А ведь Сталин закрепостил не только мужчин и женщин, но и детей! Не всех, конечно, всех закрепощать смысла нет, – а только тех, кто мог работать. Закрепощение детей также происходило в два этапа. Сначала в октябре 1940 года было обнародовано решение партии и правительства о том, чтобы сделать обучение в старших классах и в вузах платным. А затем был опубликован еще один указ – «О государственных трудовых резервах СССР». Из чтения этого интересного документа, опубликованного в «Правде», советские граждане узнали, что создается Главное управление трудовых резервов, которое будет заниматься организацией принудительного детского труда. Дети бедняков, которые не могли заплатить за обучение, насильственно мобилизовались в трудовую армию – через систему специальных «ремесленных училищ» и школ ФЗО (ФЗО – это фабрично-заводское обучение, из названия видно, что парень не садился за парту в учебном заведении типа ПТУ, а сразу вставал к станку).
«Ремеслуха» – пропагандистский эвфемизм принудительного детского труда. А побег из такого «учебного заведения» грозил ребенку тюрьмой, то есть переводом из касты крепостных в самую низшую касту – рабов.
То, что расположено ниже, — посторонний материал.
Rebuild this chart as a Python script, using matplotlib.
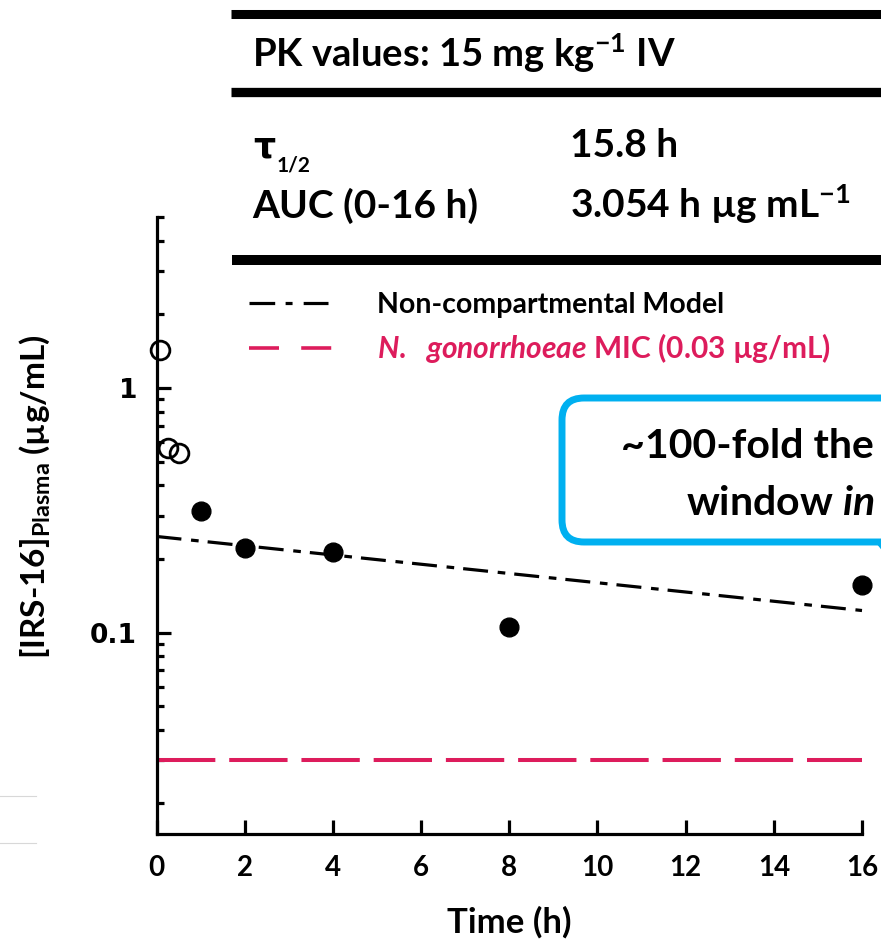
import matplotlib
matplotlib.use('Agg')
import matplotlib.pyplot as plt
from matplotlib.lines import Line2D
from matplotlib.patches import FancyBboxPatch, Polygon
from matplotlib.ticker import LogLocator, NullFormatter

# sampled plasma concentrations (ug/mL)
time_open = [0.083, 0.25, 0.5]
conc_open = [1.43, 0.57, 0.54]
time_filled = [1, 2, 4, 8, 16]
conc_filled = [0.314, 0.222, 0.214, 0.105, 0.156]

# non-compartmental model fit and MIC line
model_time = [0, 16]
model_conc = [0.247, 0.123]
mic_time = [0, 16]
mic_conc = [0.03, 0.03]

x_ticks = [0, 2, 4, 6, 8, 10, 12, 14, 16]
y_ticks = [0.1, 1]
y_tick_labels = ['0.1', '1']

RED = '#DD1C5C'
BLUE = '#00B0F0'

plt.rcParams['font.family'] = ['Lato', 'DejaVu Sans']
plt.rcParams['font.weight'] = 'bold'
plt.rcParams['mathtext.fontset'] = 'custom'
plt.rcParams['mathtext.rm'] = 'Lato:bold'
plt.rcParams['mathtext.bf'] = 'Lato:bold'
plt.rcParams['mathtext.it'] = 'Lato:bold:italic'
plt.rcParams['lines.scale_dashes'] = False

W, H = 881, 941
fig = plt.figure(figsize=(W / 100, H / 100), dpi=100)
ax = fig.add_axes([156.5 / W, 1 - 834 / H, (862 - 156.5) / W, (834 - 217) / H])
T = fig.dpi_scale_trans


def px(x, y):
    # pixel position (from top-left) -> inches for dpi_scale_trans
    return x / 100, (H - y) / 100


# --- plot ---
ax.plot(mic_time, mic_conc, color=RED, lw=2.9, ls=(0, (42, 10)), zorder=2)
ax.plot(model_time, model_conc, color='black', lw=2.3,
        ls=(0, (18, 7, 5.5, 6.5)), zorder=2, clip_on=False)
ax.plot(time_filled, conc_filled, 'o', color='black', ms=13.5,
        zorder=4, clip_on=False)
ax.plot(time_open, conc_open, 'o', mfc='none', mec='black', mew=2,
        ms=13.5, zorder=4, clip_on=False)

ax.set_yscale('log')
ax.set_xlim(0, 16)
ax.set_ylim(0.015, 5)
ax.set_xticks(x_ticks)
ax.set_yticks(y_ticks, labels=y_tick_labels)
ax.yaxis.set_minor_locator(LogLocator(base=10, subs=range(2, 10)))
ax.yaxis.set_minor_formatter(NullFormatter())

for s in ['top', 'right']:
    ax.spines[s].set_visible(False)
for s in ['left', 'bottom']:
    ax.spines[s].set_linewidth(2.3)

ax.tick_params(which='major', direction='in', length=10, width=2.3)
ax.tick_params(which='minor', direction='in', length=5, width=2.3)
ax.tick_params(axis='x', pad=15, labelsize=20)
ax.tick_params(axis='y', pad=14)
for lab in ax.get_yticklabels():
    lab.set_fontfamily('DejaVu Sans')
    lab.set_fontsize(19)
    lab.set_fontweight('bold')

fig.text(*px(509, 933), 'Time (h)', transform=T, ha='center',
         va='baseline', fontsize=25)
fig.text(*px(35, 497), r'[IRS-16]$_{\mathregular{Plasma}}$ (µg/mL)',
         transform=T, ha='center', va='center', rotation=90, fontsize=24)

# --- PK table ---
for y, x0, lw in [(13.5, 230.5, 6.5), (92, 230.5, 6.7), (260, 232, 7.2)]:
    fig.add_artist(Line2D([x0 / 100, 9.5], [(H - y) / 100] * 2,
                          transform=T, color='black', lw=lw,
                          solid_capstyle='butt'))

fig.text(*px(251.6, 66.7), r'PK values: 15 mg kg$^{\mathregular{-1}}$ IV',
         transform=T, va='baseline', fontsize=27.5)
fig.text(*px(253, 158), 'τ', transform=T, va='baseline', fontsize=25,
         family='DejaVu Sans')
fig.text(*px(277, 171), '1/2', transform=T, va='baseline', fontsize=15)
fig.text(*px(570, 157), '15.8 h', transform=T, va='baseline', fontsize=28)
fig.text(*px(252, 218), 'AUC (0-16 h)', transform=T, va='baseline',
         fontsize=28)
fig.text(*px(570, 218), r'3.054 h µg mL$^{\mathregular{-1}}$', transform=T,
         va='baseline', fontsize=28)

# --- legend ---
fig.add_artist(Line2D([2.49, 3.28], [(H - 302.7) / 100] * 2, transform=T,
                      color='black', lw=2.3, ls=(0, (18.5, 7.5, 5, 8))))
fig.add_artist(Line2D([2.49, 3.32], [(H - 347.7) / 100] * 2, transform=T,
                      color=RED, lw=2.6, ls=(0, (21.6, 16))))
fig.text(*px(377, 313), 'Non-compartmental Model', transform=T,
         va='baseline', fontsize=20.5)
fig.text(*px(377, 358), r'$\mathit{N.\ \ gonorrhoeae}$ MIC (0.03 µg/mL)',
         transform=T, va='baseline', fontsize=21.5, color=RED)

# --- callout box ---
box = FancyBboxPatch(px(562, 542), 3.9, 1.44,
                     boxstyle='round,pad=0,rounding_size=0.22',
                     transform=T, fc='white', ec=BLUE, lw=5)
fig.add_artist(box)
fig.add_artist(Polygon([px(876, 542), px(884, 542), px(884, 552)],
                       closed=True, transform=T, fc=BLUE, ec=BLUE))
fig.text(*px(621, 458), '~100-fold the', transform=T, va='baseline',
         fontsize=29.5)
fig.text(*px(686, 515), r'window $\mathit{in}$', transform=T,
         va='baseline', fontsize=29.5)

# faint crop marks at far left
for y in [796, 843]:
    fig.add_artist(Line2D([0, 0.36], [(H - y) / 100] * 2, transform=T,
                          color='#d8d8d8', lw=0.8))

fig.savefig('out.png', dpi=100)
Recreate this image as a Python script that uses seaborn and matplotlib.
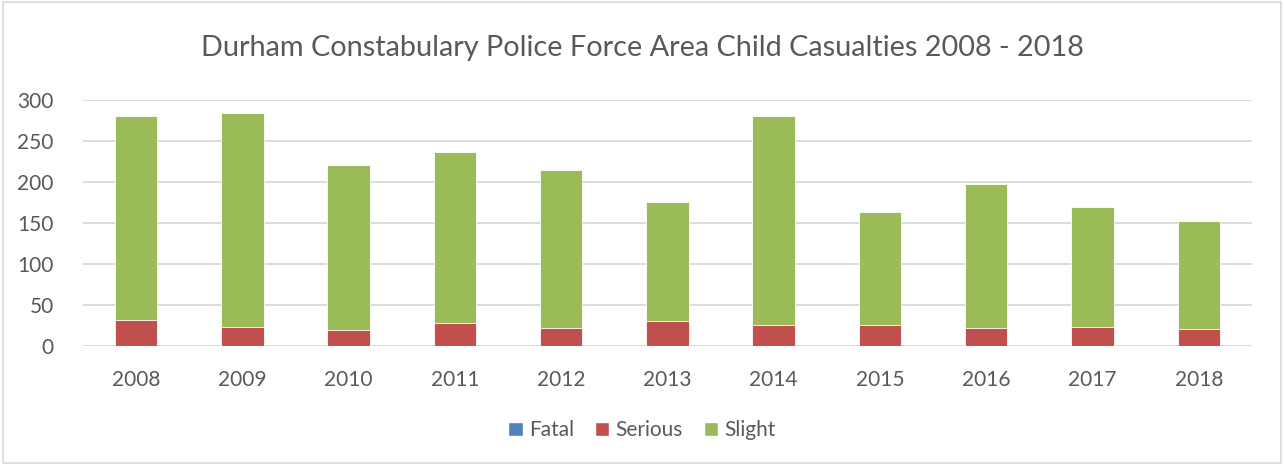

При Сталине, напомню, сажали с 12 лет.
Вот такое счастье для всех трудящихся построил в своей стране товарищ Сталин. Такое же он готовил и всей Европе.
А что у Гитлера?
Гитлеру подобное не могло присниться даже в страшном сне. Гитлер по вопросу мобилизации населения проигрывал Сталину с разгромным счетом. У Сталина женщины на тракторах, дети работают, мужчины при винтовке. А у Гитлера даже во время войны женщины (не говоря уж о детях) сидят дома: фюрер считал невозможным призывать женщин на завод. И такое положение продолжалось вплоть до 1944 года!
В гитлеровской Германии Шпеер, отвечавший за военную промышленность рейха, убеждал высшее руководство:
– Господа хорошие! Давайте введем трудовую повинность для женщин, вон в Англии огромную часть персонала на военных предприятиях составляют женщины.
Но гитлеровское руководство не соглашалось.
Шпеер приводит цифры: «Если в Англии в 1943 году количество служанок уменьшилось на две трети, в Германии их численность – 1,4 млн женщин и девушек – сохранялась почти неизменной вплоть до конца войны». Шпеер требует всеобщей трудовой мобилизации. Гитлер не соглашается. Вождь немецкой нации считал, что мобилизация женщин на производство разрушает семью, и вообще женщинам не место в грохочущем цеху.